Favorite places to visit lately? I really love cities that aren’t considered travel destinations but should be. Dallas, Texas; Huntsville, Alabama. We have a tendency to think the most interesting experiences worth traveling for are along the coasts but that’s not true at all
Tips for beating jet lag? A few days before the flight I stay away from caffeine. Then when I’m in the new time zone I wait until I literally can’t stay awake. Then—and only then!—do I have a double espresso and it hits my system like a racing horse. And never fall asleep before bedtime in the new time zone. I really like my Calm app. They have “deep sleep” and deep relaxation meditations to listen to that help me sleep on the plane. My rule of thumb is the plane ride should be your first night’s sleep in your new destination. I also always travel with melatonin. Sleeping pills are dangerous in my opinion in that you can be totally knocked out. Melatonin just relaxes you as if you took a hot bath.
Last three trips: London, Puerto Rico, Paris
About how often do you travel? I travel out of the country nearly every month and domestically if I’m in L.A., I tend to go somewhere every weekend. I am based in Los Angeles, but for the last 8 months, I have not been in L.A. for more than 3 weeks at a time. I practically live out of my suitcase.
Favorite places to visit lately? London is always my favorite city to visit. I connect with the city so much that I feel like it’s my second home. Lagos in Portugal is definitely on my list of favorite places to visit. Lagos is a town in the southern Portugal’s Algarve region. It has some of the most beautiful coastlines and beaches I’ve ever seen. It’s like the Amalfi coast and Ibiza combined into one. It’s truly a magnificent destination.
Tips for beating jet lag? Keep moving. Do not stay in your hotel room too long. I’ve learned through all my travels that as long as I’m out and about and doing things constantly, I have no problem with jet lag and it helps the body adjust to the new clock. If there’s a steam room at the hotel you’re staying at, use it on your first day to have a good sweat. It works wonders for me. I get extremely bloated and puffy from long flights, I find that the only thing that accelerates the depuff is a nice session in the steam room. Also, if your hotel room has a black out curtain, make sure you leave it open so you don’t oversleep the next day. This is one of the best tips I give to my friends. You want the sun hitting you in the morning to wake you up so your body adjust to the new time.

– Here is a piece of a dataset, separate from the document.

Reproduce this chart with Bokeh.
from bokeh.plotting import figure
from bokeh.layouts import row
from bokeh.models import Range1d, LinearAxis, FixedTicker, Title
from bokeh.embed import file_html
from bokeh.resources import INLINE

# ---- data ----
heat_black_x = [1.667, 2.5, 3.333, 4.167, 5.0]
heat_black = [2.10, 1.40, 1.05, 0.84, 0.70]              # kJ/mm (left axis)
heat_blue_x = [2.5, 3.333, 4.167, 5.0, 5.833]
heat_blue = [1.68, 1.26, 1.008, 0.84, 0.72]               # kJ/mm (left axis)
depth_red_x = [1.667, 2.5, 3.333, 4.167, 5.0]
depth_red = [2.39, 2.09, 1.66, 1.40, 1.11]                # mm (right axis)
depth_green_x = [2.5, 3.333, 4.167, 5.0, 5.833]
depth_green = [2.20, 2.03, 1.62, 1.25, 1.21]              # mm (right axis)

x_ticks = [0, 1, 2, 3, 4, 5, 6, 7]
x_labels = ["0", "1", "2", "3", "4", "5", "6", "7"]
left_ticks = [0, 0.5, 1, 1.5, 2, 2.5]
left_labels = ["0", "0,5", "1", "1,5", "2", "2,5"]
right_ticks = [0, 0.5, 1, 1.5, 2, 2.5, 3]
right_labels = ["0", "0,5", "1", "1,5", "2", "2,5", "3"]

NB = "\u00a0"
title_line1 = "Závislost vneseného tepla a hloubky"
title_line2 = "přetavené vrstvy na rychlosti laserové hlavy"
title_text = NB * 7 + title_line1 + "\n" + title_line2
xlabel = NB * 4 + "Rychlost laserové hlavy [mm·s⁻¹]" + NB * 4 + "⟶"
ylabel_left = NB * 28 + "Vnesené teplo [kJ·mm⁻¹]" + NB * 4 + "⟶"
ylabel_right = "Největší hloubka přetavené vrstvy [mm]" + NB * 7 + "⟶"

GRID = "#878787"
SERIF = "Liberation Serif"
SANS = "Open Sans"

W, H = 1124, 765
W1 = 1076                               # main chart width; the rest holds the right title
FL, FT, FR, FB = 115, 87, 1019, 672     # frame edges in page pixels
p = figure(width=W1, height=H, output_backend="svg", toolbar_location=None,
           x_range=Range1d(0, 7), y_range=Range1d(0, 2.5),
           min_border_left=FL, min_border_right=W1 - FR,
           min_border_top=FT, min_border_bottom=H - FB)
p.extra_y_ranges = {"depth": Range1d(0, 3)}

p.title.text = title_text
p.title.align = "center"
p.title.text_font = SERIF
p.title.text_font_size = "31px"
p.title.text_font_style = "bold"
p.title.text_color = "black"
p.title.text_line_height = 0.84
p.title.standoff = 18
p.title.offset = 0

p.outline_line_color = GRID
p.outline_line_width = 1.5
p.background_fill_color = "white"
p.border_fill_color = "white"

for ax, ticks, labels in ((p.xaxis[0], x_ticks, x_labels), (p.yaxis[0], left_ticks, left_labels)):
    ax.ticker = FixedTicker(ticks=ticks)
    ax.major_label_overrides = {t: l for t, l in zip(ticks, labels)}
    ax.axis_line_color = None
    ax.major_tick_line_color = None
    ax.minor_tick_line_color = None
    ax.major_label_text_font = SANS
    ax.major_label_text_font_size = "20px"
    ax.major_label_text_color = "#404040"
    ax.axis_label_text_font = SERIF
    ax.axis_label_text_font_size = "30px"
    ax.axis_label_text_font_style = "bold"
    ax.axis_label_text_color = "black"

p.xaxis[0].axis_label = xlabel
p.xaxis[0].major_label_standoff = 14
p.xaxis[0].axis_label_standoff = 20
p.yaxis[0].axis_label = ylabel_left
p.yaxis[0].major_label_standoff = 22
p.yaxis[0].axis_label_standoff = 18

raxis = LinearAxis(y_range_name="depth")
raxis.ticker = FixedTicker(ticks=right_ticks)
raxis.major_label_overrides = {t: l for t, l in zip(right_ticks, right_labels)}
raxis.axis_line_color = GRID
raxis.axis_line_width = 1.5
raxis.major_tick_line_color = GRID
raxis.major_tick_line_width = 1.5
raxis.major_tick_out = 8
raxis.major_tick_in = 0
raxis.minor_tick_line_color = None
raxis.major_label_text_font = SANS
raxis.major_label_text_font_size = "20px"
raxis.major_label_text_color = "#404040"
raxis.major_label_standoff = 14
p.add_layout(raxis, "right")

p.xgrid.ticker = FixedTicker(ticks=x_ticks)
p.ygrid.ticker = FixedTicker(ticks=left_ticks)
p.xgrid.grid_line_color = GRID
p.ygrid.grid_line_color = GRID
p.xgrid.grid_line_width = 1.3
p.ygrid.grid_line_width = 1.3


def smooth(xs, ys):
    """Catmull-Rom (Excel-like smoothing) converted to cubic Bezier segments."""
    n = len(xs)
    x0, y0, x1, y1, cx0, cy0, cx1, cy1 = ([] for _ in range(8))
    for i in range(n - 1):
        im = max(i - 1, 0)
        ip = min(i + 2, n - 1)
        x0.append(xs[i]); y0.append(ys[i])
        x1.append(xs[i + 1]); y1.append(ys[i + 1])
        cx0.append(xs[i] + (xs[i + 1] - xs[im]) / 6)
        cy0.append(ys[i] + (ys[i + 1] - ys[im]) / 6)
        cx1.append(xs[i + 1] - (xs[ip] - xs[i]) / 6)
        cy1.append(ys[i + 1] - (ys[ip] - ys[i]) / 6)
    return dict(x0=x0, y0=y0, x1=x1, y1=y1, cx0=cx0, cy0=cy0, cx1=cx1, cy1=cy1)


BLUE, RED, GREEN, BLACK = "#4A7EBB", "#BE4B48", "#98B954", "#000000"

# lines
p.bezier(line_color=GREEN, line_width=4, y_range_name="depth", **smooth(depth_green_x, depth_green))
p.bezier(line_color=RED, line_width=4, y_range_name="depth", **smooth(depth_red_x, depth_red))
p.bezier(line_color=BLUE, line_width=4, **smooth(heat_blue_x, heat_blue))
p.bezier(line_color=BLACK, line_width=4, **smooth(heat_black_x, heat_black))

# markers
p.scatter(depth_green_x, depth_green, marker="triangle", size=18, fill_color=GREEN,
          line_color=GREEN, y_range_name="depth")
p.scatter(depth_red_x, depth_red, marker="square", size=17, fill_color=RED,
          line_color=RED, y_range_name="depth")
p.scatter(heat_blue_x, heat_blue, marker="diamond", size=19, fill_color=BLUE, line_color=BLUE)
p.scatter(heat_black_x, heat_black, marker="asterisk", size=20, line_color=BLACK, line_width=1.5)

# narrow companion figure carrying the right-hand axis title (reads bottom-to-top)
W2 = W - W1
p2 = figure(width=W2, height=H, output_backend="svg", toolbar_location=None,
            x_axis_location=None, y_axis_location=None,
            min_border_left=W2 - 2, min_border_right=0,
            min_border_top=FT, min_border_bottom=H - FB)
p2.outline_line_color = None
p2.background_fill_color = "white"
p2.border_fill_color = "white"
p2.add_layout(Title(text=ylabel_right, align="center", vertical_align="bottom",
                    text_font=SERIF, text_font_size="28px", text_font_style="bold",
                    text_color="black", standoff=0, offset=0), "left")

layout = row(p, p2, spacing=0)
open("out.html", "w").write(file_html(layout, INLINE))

I also bring Liquid IV with me. It’s loaded with essential vitamins, electrolytes, and floods your body with hydration. I take one packet on the flight, and then another one before bed on my first night in the new city. This is also helpful if you are going out drinking in the new city. Your body is usually dehydrated after flying. It’s important to make sure you refuel your body and hydrate constantly. Any “jet lag pills” on the market, none of those have worked. There is not a pill that can truly fight jet lag as everyone’s body respond to traveling differently. I run on adrenaline when I travel so I don’t usually struggle with jet lag. Someone once told me to take a nice long nap once I land, and that was probably the worst idea ever. I practically slept for 12 hours and wasted a day and a half. I believe a nap is good if you had a rough time traveling with multiple delays and connecting flights, but not when you had a smooth flight. Just go out and keep moving!
Last three trips: Tokyo, Taipei, Seoul
How often do you travel? I do not currently have a permanent residence. I have been traveling straight for the last eight months.

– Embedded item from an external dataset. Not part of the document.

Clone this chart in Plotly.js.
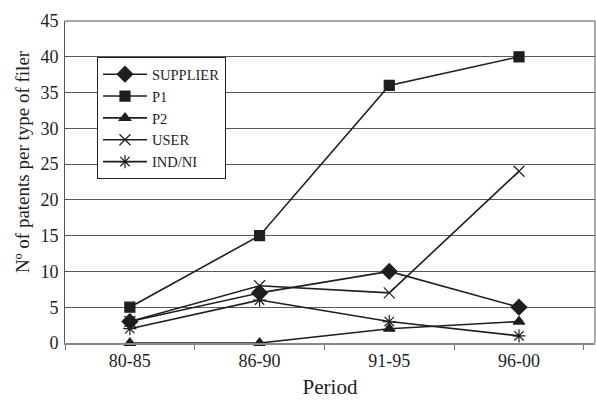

Favorite places to visit lately? Japan, Bali, Taiwan
Tips for beating jet lag? I try to get on the time zone to which I am traveling one day in advance. I am accustomed to very long flights, so I either try to go to sleep or face myself to stay up to get a jump start on the next time zone. I travel with general wellness supplements, but nothing specific to jet lag.
Last three trips: France, Cape Verde, Indonesia
How often do you travel? In the past I’ve traveled as much as 4 times in a week for work, but I definitely do not recommend that. I prefer to travel slowly and now limit my travels to about twice a month.
Favorite places to visit lately? I’ve found that every place I travel to brings out a different side of myself, so I’ve learned not to play favorites. I do however feel the most inspired when in Zanzibar, Senegal and Paris.
Tips for beating jet lag? Depending on how long my flight is, I try to time my sleep based on whether or not it will be nighttime when I arrive at my destination. If I’ll be arriving late at night, I try to stay up during the flight to exhaust myself so that i can easily fall asleep once I arrive. If it will be earlier in the day when I’m arriving, I try to make sure I sleep during my flight. Melatonin and coffee (green tea is great also if you don’t like coffee) are your best friends for this!
Jessica Settie Gee
Last three trips: Carmel, California, Chile, Argentina
How often do you travel? We initially traveled for 3 years, full-time. Now we’ve settled down and bought a house. We travel about once a month.
Favorite places to visit lately? Lately, we’ve visited New Zealand (my favorite place in the whole wide world!), Greece, and Bhutan.
Tips for beating jet lag? My biggest tip is to try to get acclimated as fast as possible. If you can help it, DON’T nap! You’ve got to push through and try to stay up until at least 7 p.m. when you’re in a new time zone. If you must nap, make it a quick one. Take advantage of the jet lag if you can. We try to get as much work done as possible when we’re wide awake at 3 a.m. on the other side of the world. Don’t stress. Eat healthy. Work out! Give your body the rest of the nutrients and rest it needs when it is a little shocked by jet lag. We travel with Melatonin gummies, and use those to help us fall asleep if we really need them.